Given Country Day’s mission and its commitment to the arts and the fact that we have begun construction of a 35,000 square foot Center for the Arts, does the science of neuroaesthetics have a message that is relevant? I believe the answer is yes.

First, studies of the human brain reveal deep connections between our aesthetic experiences and other areas of human development. For example, the education of the whole child includes the emotional life of our students. Art clearly activates those areas of the brain, which help us create and process our emotions, and therefore provides a powerful energy for helping young people identify and understand their emotions.

Creativity is now on just about everyone’s short list of 21st century skills. While much more research is needed, neuroaesthetics further validates the connection between creativity and artistic endeavors. Our understanding of creativity and how to teach students to be creative is enhanced by research in neuroaesthetics.

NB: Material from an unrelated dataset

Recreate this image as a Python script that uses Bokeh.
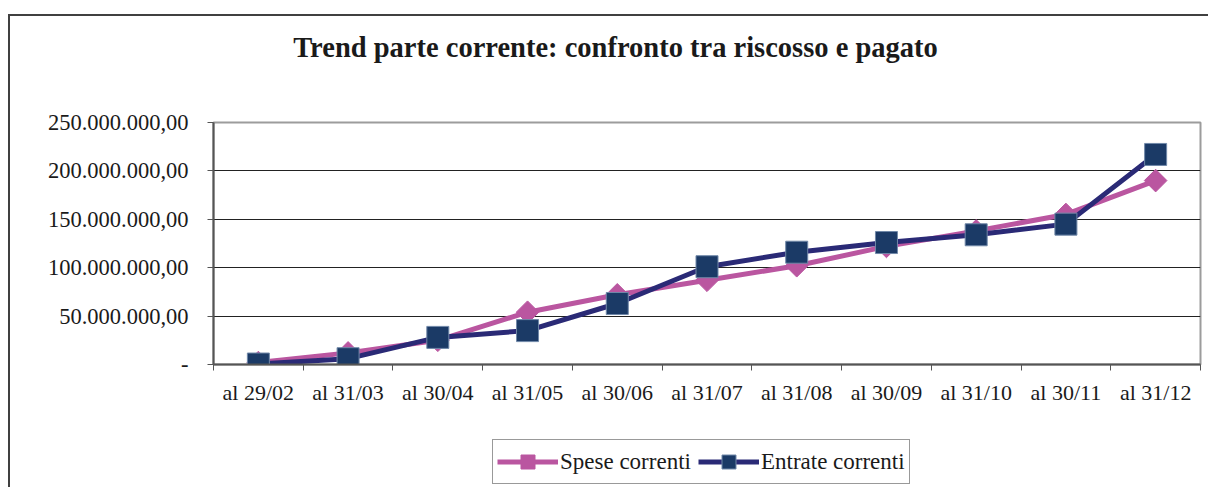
import math
from bokeh.plotting import figure
from bokeh.layouts import column
from bokeh.models import FixedTicker, Legend, LegendItem, Range1d, Label
from bokeh.embed import file_html
from bokeh.resources import INLINE

title_text = "Trend parte corrente: confronto tra riscosso e pagato"
categories = ["al 29/02", "al 31/03", "al 30/04", "al 31/05", "al 30/06", "al 31/07",
              "al 31/08", "al 30/09", "al 31/10", "al 30/11", "al 31/12"]
spese_correnti = [2e6, 12e6, 25e6, 54e6, 72e6, 87e6, 102e6, 122e6, 138e6, 155e6, 190e6]
entrate_correnti = [0.5e6, 6e6, 28e6, 35e6, 63e6, 101e6, 116e6, 126e6, 134e6, 145e6, 217e6]
series_names = ["Spese correnti", "Entrate correnti"]
y_ticks = [0, 50e6, 100e6, 150e6, 200e6, 250e6]
y_tick_labels = ["-", "50.000.000,00", "100.000.000,00", "150.000.000,00",
                 "200.000.000,00", "250.000.000,00"]

n = len(categories)
xc = [i + 0.5 for i in range(n)]
bounds = list(range(n + 1))

SERIF = "Liberation Serif"
PINK = "#BA56A0"
NAVY_LINE = "#2A2A76"
NAVY_FILL = "#1B3A66"
W = 1198


def band(height):
    f = figure(width=W, height=height, output_backend="svg", toolbar_location=None,
               x_axis_type=None, y_axis_type=None, x_range=Range1d(0, n),
               y_range=Range1d(-2, -1), min_border=0)
    f.outline_line_color = None
    f.background_fill_color = "white"
    f.border_fill_color = "white"
    return f


def draw_series(f):
    l1 = f.line(xc, spese_correnti, line_color=PINK, line_width=5)
    s1 = f.scatter(xc, spese_correnti, marker="square", angle=math.pi / 4, size=16,
                   fill_color=PINK, line_color=PINK)
    l2 = f.line(xc, entrate_correnti, line_color=NAVY_LINE, line_width=5)
    s2 = f.scatter(xc, entrate_correnti, marker="square", size=22,
                   fill_color=NAVY_FILL, line_color="#7088A8", line_width=1)
    return [[l1, s1], [l2, s2]]


# ---- title band (frame is aligned with the main chart's frame) ----
p0 = band(84)
p0.add_layout(Label(x=402, y=53, x_units="screen", y_units="screen", text=title_text,
                    text_align="center", text_baseline="alphabetic",
                    text_font=SERIF, text_font_style="bold", text_font_size="28.5px",
                    text_color="#1a1a1a"))

# ---- main chart ----
p = figure(width=W, height=330, output_backend="svg", toolbar_location=None,
           x_range=Range1d(0, n), y_range=Range1d(y_ticks[0], y_ticks[-1]),
           min_border_left=203, min_border_right=8, min_border_top=22,
           min_border_bottom=66)
p.background_fill_color = "white"
p.border_fill_color = "white"
p.outline_line_color = "#9c9c9c"
p.outline_line_width = 2

xa = p.xaxis[0]
xa.ticker = FixedTicker(ticks=xc, minor_ticks=bounds)
xa.major_label_overrides = {x: c for x, c in zip(xc, categories)}
xa.major_tick_out = 0
xa.major_tick_in = 0
xa.minor_tick_out = 6
xa.minor_tick_in = 0
xa.minor_tick_line_color = "#555555"
xa.axis_line_color = "#555555"
xa.axis_line_width = 2
xa.major_label_text_font = SERIF
xa.major_label_text_font_size = "22px"
xa.major_label_text_color = "#1a1a1a"
xa.major_label_standoff = 9

ya = p.yaxis[0]
ya.ticker = FixedTicker(ticks=y_ticks)
ya.major_label_overrides = {t: s for t, s in zip(y_ticks, y_tick_labels)}
ya.major_tick_out = 6
ya.major_tick_in = 0
ya.minor_tick_out = 0
ya.minor_tick_in = 0
ya.major_tick_line_color = "#555555"
ya.axis_line_color = "#555555"
ya.axis_line_width = 2
ya.major_label_text_font = SERIF
ya.major_label_text_font_size = "22.5px"
ya.major_label_text_color = "#1a1a1a"
ya.major_label_standoff = 19

p.xgrid.visible = False
p.ygrid.ticker = FixedTicker(ticks=y_ticks[1:-1])
p.ygrid.grid_line_color = "#222222"
p.ygrid.grid_line_width = 1

draw_series(p)

# ---- legend band (its copies of the series lie outside its empty frame range) ----
p2 = band(57)
rs = draw_series(p2)
legend = Legend(items=[LegendItem(label=series_names[i], renderers=rs[i]) for i in range(2)],
                orientation="horizontal", location=(279, 3),
                glyph_width=61, glyph_height=35, label_standoff=2, spacing=7,
                padding=4, margin=0,
                label_text_font=SERIF, label_text_font_size="23px",
                label_text_color="#1a1a1a",
                border_line_color="#333333", border_line_width=1,
                background_fill_color="white", background_fill_alpha=1)
p2.add_layout(legend, "center")

layout = column(p0, p, p2, spacing=0, margin=(14, 0, 0, 8),
                styles={"border-left": "2px solid #404040",
                        "border-top": "2px solid #404040"})

open("out.html", "w").write(file_html(layout, INLINE))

Finally, and perhaps most importantly, neuroaesthetics would seem to confirm that there is no “art part of the brain” and that our interest in the arts, as well as our aesthetic experiences, is a universal human experience that dates back to our earliest ancestors. Depending upon the art form, this emerging neuroscience tells us that the arts activate multiple areas of the brain, often simultaneously, during the process of creating or experiencing art. As I’ve noted in previous blog posts, the arts have a wide range of powerful and positive benefits ranging from boosting mathematical achievement to promoting empathic responses. What is perhaps most gratifying is that the emerging science of neuroaesthetics confirms the wisdom of including the aesthetic potential in Country Day’s mission of “educating the whole child.”